Start of TASK DATA

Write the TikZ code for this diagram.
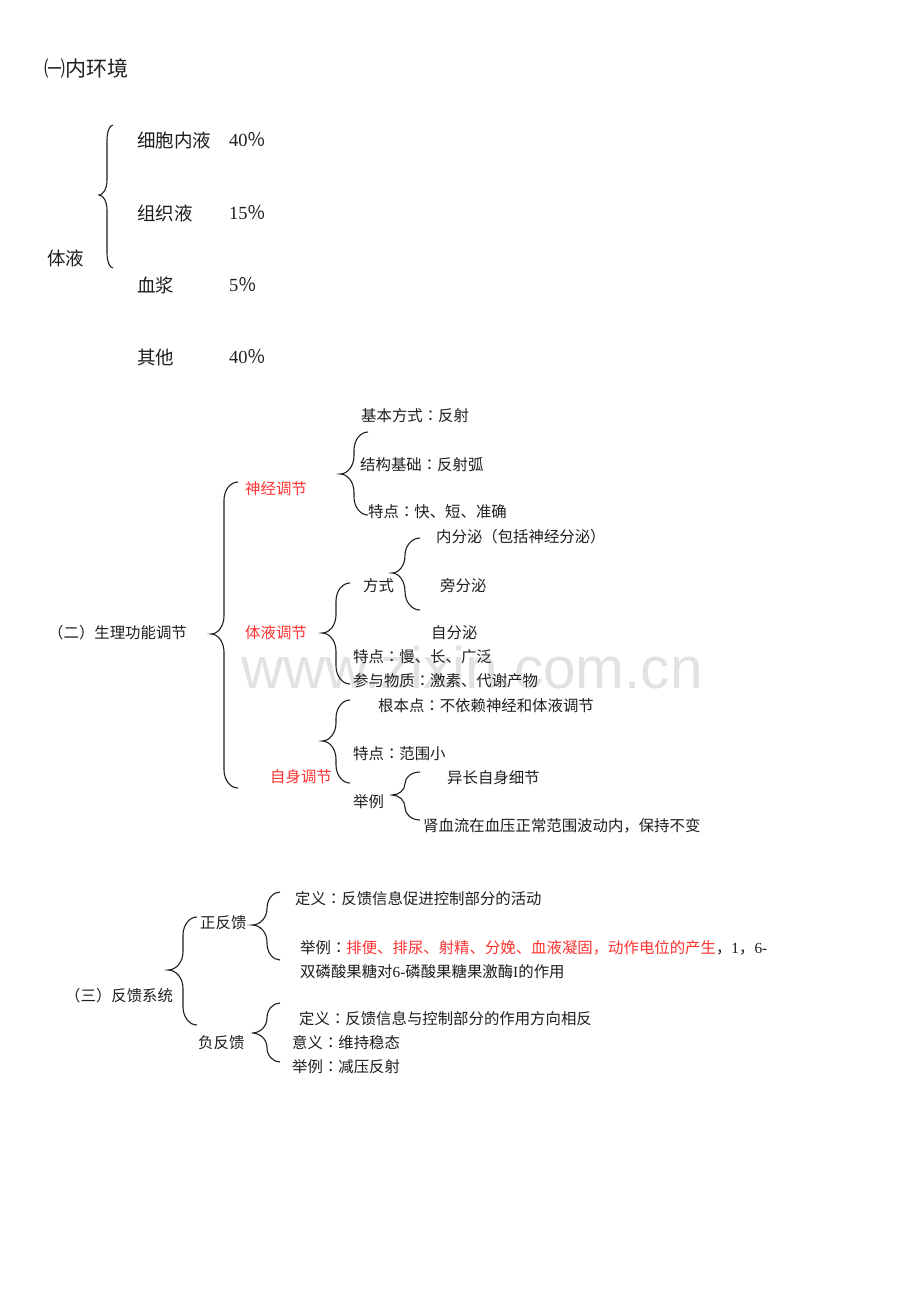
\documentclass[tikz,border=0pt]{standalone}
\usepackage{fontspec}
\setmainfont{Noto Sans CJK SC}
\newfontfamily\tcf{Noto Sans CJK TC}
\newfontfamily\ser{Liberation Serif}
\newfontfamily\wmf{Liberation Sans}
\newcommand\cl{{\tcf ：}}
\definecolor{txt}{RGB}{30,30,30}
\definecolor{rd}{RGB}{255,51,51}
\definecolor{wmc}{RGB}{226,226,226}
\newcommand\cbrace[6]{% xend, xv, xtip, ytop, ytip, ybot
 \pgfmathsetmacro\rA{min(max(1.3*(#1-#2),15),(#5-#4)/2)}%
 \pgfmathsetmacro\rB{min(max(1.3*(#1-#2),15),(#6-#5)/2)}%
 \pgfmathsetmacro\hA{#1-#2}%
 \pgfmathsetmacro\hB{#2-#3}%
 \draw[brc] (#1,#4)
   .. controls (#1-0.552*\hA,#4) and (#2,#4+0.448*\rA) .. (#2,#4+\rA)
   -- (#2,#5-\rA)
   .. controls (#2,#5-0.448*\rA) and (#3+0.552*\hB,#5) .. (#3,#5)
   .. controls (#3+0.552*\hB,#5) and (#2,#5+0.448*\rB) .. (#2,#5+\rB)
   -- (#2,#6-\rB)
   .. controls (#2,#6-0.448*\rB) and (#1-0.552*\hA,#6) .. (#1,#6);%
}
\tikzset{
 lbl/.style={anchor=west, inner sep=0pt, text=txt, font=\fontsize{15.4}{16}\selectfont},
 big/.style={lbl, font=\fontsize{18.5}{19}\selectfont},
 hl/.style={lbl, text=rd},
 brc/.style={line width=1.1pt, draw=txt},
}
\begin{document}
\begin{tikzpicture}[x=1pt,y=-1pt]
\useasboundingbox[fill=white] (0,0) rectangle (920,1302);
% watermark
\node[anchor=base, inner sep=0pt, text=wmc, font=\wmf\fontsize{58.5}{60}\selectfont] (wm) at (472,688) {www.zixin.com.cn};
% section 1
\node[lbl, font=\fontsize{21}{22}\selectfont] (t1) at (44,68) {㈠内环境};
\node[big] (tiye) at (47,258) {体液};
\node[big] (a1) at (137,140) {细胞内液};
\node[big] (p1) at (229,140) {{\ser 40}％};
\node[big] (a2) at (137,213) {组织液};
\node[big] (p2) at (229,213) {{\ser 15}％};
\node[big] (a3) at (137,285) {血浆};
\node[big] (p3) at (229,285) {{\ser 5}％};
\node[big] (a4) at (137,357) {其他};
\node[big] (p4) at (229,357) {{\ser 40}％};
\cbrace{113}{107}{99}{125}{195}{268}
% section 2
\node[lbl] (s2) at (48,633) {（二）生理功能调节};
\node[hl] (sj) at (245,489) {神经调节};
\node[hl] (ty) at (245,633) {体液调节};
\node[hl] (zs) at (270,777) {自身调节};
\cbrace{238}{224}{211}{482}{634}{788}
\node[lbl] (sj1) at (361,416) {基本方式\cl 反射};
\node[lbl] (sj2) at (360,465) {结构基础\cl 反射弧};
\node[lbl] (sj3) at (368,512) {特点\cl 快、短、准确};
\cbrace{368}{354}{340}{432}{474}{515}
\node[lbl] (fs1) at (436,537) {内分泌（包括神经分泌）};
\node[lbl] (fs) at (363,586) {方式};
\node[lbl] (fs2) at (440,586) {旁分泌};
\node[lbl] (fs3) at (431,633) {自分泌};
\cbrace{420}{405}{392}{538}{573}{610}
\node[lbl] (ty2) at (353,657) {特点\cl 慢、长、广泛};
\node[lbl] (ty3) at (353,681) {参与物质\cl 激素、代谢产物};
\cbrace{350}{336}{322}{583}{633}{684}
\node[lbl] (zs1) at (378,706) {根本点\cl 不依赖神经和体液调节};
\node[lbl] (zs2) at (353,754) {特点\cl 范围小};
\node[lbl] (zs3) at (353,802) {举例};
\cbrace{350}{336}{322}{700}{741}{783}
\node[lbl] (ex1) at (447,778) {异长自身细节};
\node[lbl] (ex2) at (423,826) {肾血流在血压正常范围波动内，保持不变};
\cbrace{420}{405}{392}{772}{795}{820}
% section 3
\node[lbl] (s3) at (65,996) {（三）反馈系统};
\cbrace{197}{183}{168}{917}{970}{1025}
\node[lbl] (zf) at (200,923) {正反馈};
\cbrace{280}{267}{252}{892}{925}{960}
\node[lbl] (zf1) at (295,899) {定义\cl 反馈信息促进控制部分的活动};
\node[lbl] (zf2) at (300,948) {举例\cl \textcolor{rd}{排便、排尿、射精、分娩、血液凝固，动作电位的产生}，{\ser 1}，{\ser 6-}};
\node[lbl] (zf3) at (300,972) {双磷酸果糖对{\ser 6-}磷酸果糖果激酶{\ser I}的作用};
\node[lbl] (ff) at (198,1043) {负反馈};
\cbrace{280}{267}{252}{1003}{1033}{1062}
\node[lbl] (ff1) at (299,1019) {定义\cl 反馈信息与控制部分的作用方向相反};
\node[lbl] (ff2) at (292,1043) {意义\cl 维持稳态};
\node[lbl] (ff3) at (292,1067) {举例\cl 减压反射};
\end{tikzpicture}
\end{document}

End of TASK DATA
Start of TASK DATA

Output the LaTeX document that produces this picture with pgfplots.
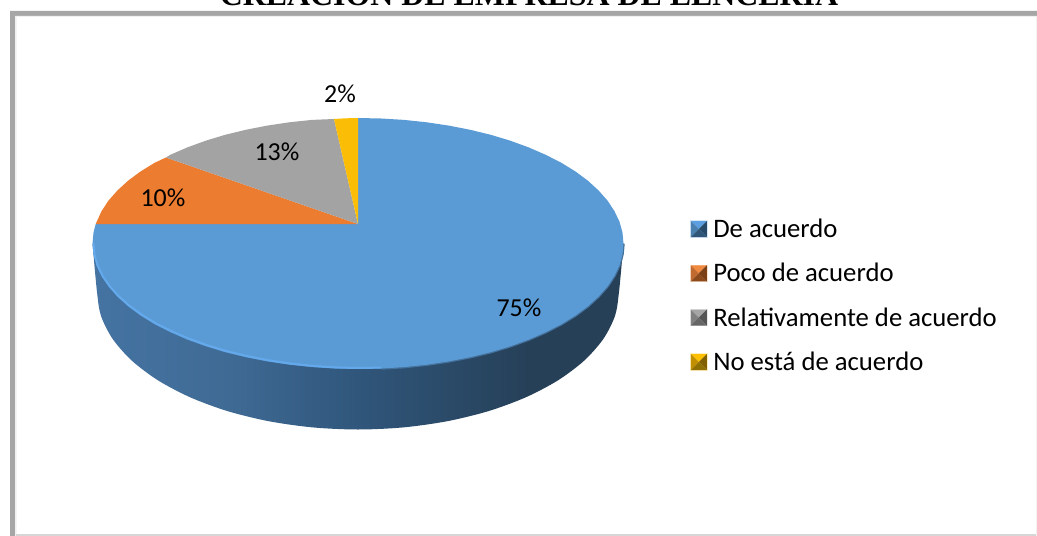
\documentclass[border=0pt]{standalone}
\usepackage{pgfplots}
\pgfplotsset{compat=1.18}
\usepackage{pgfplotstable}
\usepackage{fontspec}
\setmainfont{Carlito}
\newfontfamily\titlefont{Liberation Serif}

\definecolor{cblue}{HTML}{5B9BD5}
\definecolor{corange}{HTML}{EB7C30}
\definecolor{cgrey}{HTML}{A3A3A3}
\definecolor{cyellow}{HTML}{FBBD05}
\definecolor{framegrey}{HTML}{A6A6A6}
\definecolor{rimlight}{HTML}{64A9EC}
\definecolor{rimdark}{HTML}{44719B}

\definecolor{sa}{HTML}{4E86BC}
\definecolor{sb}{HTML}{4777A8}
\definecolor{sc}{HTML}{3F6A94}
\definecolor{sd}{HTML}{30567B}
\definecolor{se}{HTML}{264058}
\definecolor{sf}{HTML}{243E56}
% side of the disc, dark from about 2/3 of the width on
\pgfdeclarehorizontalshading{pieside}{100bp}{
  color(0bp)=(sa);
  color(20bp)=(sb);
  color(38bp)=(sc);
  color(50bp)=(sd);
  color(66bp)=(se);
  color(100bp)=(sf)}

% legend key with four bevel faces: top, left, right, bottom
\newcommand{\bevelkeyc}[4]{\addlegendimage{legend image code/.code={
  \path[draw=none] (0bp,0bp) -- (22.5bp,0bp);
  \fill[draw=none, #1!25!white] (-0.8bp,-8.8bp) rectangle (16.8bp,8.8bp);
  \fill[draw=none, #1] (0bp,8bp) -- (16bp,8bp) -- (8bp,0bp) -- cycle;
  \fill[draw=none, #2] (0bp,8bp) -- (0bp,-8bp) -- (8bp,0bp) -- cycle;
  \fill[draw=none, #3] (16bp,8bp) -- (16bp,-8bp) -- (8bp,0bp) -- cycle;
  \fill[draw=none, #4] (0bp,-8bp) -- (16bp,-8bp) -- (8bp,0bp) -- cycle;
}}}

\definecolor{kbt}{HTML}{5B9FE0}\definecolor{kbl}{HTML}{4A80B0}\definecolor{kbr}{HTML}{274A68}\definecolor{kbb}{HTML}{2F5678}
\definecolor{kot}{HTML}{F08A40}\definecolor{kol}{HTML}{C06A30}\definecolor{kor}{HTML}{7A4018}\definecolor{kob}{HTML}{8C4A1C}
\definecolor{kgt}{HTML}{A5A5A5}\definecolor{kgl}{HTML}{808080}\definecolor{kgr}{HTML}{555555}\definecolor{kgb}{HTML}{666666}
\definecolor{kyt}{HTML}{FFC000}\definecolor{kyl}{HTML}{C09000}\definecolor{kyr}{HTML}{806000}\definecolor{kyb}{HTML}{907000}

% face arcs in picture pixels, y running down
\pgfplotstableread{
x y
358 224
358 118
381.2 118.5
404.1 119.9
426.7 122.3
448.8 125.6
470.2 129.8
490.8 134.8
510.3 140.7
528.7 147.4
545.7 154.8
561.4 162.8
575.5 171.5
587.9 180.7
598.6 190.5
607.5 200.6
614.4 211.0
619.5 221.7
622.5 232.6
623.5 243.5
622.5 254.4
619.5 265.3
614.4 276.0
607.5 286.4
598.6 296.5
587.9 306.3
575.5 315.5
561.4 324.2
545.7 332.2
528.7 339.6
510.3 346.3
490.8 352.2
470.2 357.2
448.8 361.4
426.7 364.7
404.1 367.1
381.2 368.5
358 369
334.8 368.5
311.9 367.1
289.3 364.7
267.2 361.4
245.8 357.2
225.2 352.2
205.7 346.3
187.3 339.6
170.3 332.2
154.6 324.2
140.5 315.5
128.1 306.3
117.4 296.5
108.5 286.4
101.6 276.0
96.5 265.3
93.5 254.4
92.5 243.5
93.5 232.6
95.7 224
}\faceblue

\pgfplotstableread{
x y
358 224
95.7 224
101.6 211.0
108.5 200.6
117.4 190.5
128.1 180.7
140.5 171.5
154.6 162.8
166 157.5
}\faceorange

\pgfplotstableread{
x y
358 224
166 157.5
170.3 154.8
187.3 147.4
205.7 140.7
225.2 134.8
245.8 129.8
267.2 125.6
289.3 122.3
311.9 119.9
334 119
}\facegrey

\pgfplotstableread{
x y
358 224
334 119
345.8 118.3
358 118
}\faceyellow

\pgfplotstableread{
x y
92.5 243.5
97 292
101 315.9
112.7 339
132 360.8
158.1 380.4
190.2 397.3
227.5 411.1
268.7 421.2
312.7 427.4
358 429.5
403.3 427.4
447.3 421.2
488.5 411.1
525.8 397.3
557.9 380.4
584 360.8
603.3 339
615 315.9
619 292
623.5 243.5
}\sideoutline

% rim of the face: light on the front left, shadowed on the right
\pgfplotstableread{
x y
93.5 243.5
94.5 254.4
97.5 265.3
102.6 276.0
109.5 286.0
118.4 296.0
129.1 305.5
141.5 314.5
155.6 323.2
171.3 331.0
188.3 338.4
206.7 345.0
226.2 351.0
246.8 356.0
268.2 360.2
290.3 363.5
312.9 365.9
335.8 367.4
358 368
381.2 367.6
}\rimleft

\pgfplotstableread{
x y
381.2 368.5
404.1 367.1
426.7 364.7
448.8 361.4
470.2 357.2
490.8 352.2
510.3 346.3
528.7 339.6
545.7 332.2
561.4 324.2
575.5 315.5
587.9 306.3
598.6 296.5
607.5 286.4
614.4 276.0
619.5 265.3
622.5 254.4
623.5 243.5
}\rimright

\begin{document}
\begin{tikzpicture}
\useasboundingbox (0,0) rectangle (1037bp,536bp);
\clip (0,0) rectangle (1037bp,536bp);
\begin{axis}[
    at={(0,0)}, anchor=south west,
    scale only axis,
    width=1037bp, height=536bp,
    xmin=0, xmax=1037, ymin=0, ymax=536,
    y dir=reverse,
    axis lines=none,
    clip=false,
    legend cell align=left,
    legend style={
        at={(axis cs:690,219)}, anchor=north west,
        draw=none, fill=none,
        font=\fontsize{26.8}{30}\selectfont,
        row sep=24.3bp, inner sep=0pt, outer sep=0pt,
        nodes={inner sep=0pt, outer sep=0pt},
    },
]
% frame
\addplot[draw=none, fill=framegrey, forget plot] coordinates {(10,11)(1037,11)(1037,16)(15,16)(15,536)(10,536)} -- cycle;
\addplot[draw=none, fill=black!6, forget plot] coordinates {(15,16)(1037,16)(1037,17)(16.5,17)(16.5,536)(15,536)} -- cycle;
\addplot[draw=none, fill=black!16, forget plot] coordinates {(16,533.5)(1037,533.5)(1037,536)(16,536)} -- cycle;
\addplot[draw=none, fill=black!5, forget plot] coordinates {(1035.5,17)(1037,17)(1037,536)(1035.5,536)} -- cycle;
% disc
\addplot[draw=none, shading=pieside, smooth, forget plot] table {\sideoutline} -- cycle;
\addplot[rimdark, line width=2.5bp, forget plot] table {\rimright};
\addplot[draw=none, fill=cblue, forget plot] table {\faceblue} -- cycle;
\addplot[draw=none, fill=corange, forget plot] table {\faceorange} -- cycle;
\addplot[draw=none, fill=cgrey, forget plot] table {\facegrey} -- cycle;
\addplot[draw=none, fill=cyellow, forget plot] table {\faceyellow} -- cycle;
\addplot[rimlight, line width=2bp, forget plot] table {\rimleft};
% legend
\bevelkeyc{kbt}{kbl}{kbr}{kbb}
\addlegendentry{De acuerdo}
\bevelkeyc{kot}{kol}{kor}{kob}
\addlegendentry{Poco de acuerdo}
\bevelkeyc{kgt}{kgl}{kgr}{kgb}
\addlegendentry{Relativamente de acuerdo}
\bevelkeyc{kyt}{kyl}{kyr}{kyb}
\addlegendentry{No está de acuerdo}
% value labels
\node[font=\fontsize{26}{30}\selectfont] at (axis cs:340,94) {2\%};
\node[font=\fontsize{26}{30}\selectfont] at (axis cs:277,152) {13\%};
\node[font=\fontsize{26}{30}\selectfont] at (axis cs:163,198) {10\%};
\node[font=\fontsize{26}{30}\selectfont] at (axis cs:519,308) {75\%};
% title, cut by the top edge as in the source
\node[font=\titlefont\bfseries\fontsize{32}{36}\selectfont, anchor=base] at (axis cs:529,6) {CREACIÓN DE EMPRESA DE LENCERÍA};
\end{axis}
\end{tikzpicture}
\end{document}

End of TASK DATA

=== EXERCISE REQUIREMENTS ===
Looking at the data above, how many lines hold the word "this"? Respond with the number alone.

=== EXERCISE SOLUTION ===
2